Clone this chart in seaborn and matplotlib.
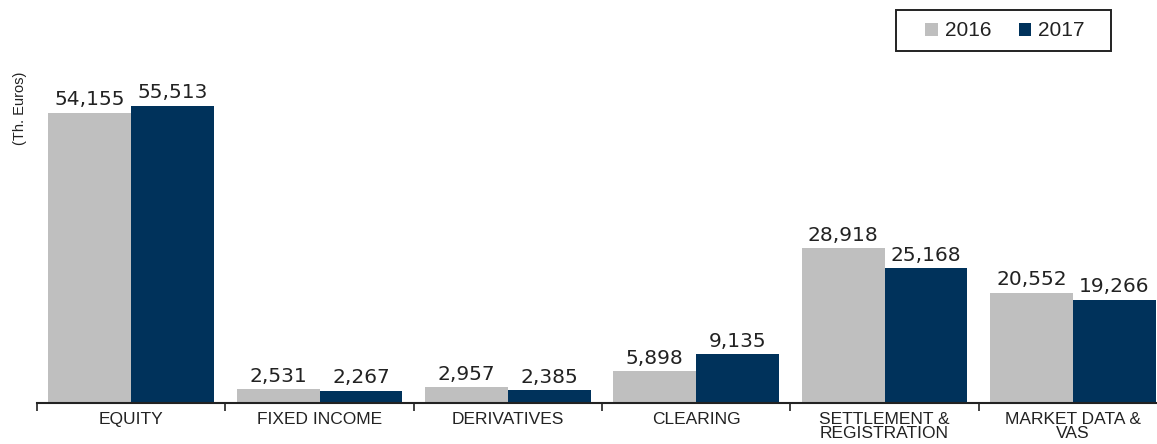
import matplotlib
matplotlib.use("Agg")
import matplotlib.pyplot as plt
import seaborn as sns
import pandas as pd
from matplotlib.patches import Patch, Rectangle
from matplotlib.ticker import FixedLocator

categories = ["EQUITY", "FIXED INCOME", "DERIVATIVES", "CLEARING",
              "SETTLEMENT &\nREGISTRATION", "MARKET DATA &\nVAS"]
values_2016 = [54155, 2531, 2957, 5898, 28918, 20552]
values_2017 = [55513, 2267, 2385, 9135, 25168, 19266]
years = ["2016", "2017"]
colors = {"2016": "#BFBFBF", "2017": "#00325B"}

df = pd.DataFrame({
    "category": categories * 2,
    "year": [years[0]] * len(categories) + [years[1]] * len(categories),
    "value": values_2016 + values_2017,
})

sns.set_style("white")
plt.rcParams["font.family"] = ["Liberation Sans", "DejaVu Sans"]

W, H = 1157, 444
fig = plt.figure(figsize=(W / 100, H / 100), dpi=100)
ax = fig.add_axes([37 / W, 41 / H, 1130 / W, 375 / H])

sns.barplot(data=df, x="category", y="value", hue="year", order=categories,
            hue_order=years, palette=colors, width=0.88, gap=0,
            saturation=1, ax=ax, legend=False, errorbar=None, linewidth=0)

for cont in ax.containers:
    ax.bar_label(cont, labels=[f"{v:,.0f}" for v in cont.datavalues],
                 padding=2.5, fontsize=14.5, family="DejaVu Sans", color="#222222")

ax.set_xlim(-0.5, len(categories) - 0.5)
ax.set_ylim(0, 70000)
ax.set_yticks([])
ax.set_xlabel("")
ax.set_ylabel("")
for s in ["top", "right", "left"]:
    ax.spines[s].set_visible(False)
ax.spines["bottom"].set_color("#222222")
ax.spines["bottom"].set_linewidth(1.5)

ax.tick_params(axis="x", which="major", bottom=False, length=0, pad=6.5,
               labelsize=12.5, labelcolor="#222222")
ax.xaxis.set_minor_locator(FixedLocator([i - 0.5 for i in range(len(categories) + 1)]))
ax.tick_params(axis="x", which="minor", bottom=True, length=6, width=1.2,
               color="#222222", direction="out")
for lbl in ax.get_xticklabels():
    lbl.set_linespacing(0.9)

fig.text(20 / W, 1 - 108 / H, "(Th. Euros)", rotation=90, ha="center",
         va="center", fontsize=10.5, color="#222222")

# legend frame
fig.patches.append(Rectangle((896 / W, 1 - 51 / H), 215 / W, 41 / H,
                             transform=fig.transFigure, facecolor="white",
                             edgecolor="#222222", linewidth=1.4, zorder=5))
handles = [Patch(facecolor=colors[y], edgecolor="none", label=y) for y in years]
leg = fig.legend(handles=handles, loc="center", ncol=2,
                 bbox_to_anchor=(1005 / W, 1 - 31 / H), frameon=False,
                 fontsize=15, handlelength=0.6, handleheight=0.6,
                 handletextpad=0.35, columnspacing=1.3, borderpad=0,
                 borderaxespad=0)
leg.set_zorder(6)
for t in leg.get_texts():
    t.set_color("#222222")

fig.savefig("out.png", dpi=100)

--------------------------------

#### Exercise directions
Strip out the pictures and quote the remaining data word for word.

#### Exercise output
Clone this chart in seaborn and matplotlib.
import matplotlib
matplotlib.use("Agg")
import matplotlib.pyplot as plt
import seaborn as sns
import pandas as pd
from matplotlib.patches import Patch, Rectangle
from matplotlib.ticker import FixedLocator

categories = ["EQUITY", "FIXED INCOME", "DERIVATIVES", "CLEARING",
              "SETTLEMENT &\nREGISTRATION", "MARKET DATA &\nVAS"]
values_2016 = [54155, 2531, 2957, 5898, 28918, 20552]
values_2017 = [55513, 2267, 2385, 9135, 25168, 19266]
years = ["2016", "2017"]
colors = {"2016": "#BFBFBF", "2017": "#00325B"}

df = pd.DataFrame({
    "category": categories * 2,
    "year": [years[0]] * len(categories) + [years[1]] * len(categories),
    "value": values_2016 + values_2017,
})

sns.set_style("white")
plt.rcParams["font.family"] = ["Liberation Sans", "DejaVu Sans"]

W, H = 1157, 444
fig = plt.figure(figsize=(W / 100, H / 100), dpi=100)
ax = fig.add_axes([37 / W, 41 / H, 1130 / W, 375 / H])

sns.barplot(data=df, x="category", y="value", hue="year", order=categories,
            hue_order=years, palette=colors, width=0.88, gap=0,
            saturation=1, ax=ax, legend=False, errorbar=None, linewidth=0)

for cont in ax.containers:
    ax.bar_label(cont, labels=[f"{v:,.0f}" for v in cont.datavalues],
                 padding=2.5, fontsize=14.5, family="DejaVu Sans", color="#222222")

ax.set_xlim(-0.5, len(categories) - 0.5)
ax.set_ylim(0, 70000)
ax.set_yticks([])
ax.set_xlabel("")
ax.set_ylabel("")
for s in ["top", "right", "left"]:
    ax.spines[s].set_visible(False)
ax.spines["bottom"].set_color("#222222")
ax.spines["bottom"].set_linewidth(1.5)

ax.tick_params(axis="x", which="major", bottom=False, length=0, pad=6.5,
               labelsize=12.5, labelcolor="#222222")
ax.xaxis.set_minor_locator(FixedLocator([i - 0.5 for i in range(len(categories) + 1)]))
ax.tick_params(axis="x", which="minor", bottom=True, length=6, width=1.2,
               color="#222222", direction="out")
for lbl in ax.get_xticklabels():
    lbl.set_linespacing(0.9)

fig.text(20 / W, 1 - 108 / H, "(Th. Euros)", rotation=90, ha="center",
         va="center", fontsize=10.5, color="#222222")

# legend frame
fig.patches.append(Rectangle((896 / W, 1 - 51 / H), 215 / W, 41 / H,
                             transform=fig.transFigure, facecolor="white",
                             edgecolor="#222222", linewidth=1.4, zorder=5))
handles = [Patch(facecolor=colors[y], edgecolor="none", label=y) for y in years]
leg = fig.legend(handles=handles, loc="center", ncol=2,
                 bbox_to_anchor=(1005 / W, 1 - 31 / H), frameon=False,
                 fontsize=15, handlelength=0.6, handleheight=0.6,
                 handletextpad=0.35, columnspacing=1.3, borderpad=0,
                 borderaxespad=0)
leg.set_zorder(6)
for t in leg.get_texts():
    t.set_color("#222222")

fig.savefig("out.png", dpi=100)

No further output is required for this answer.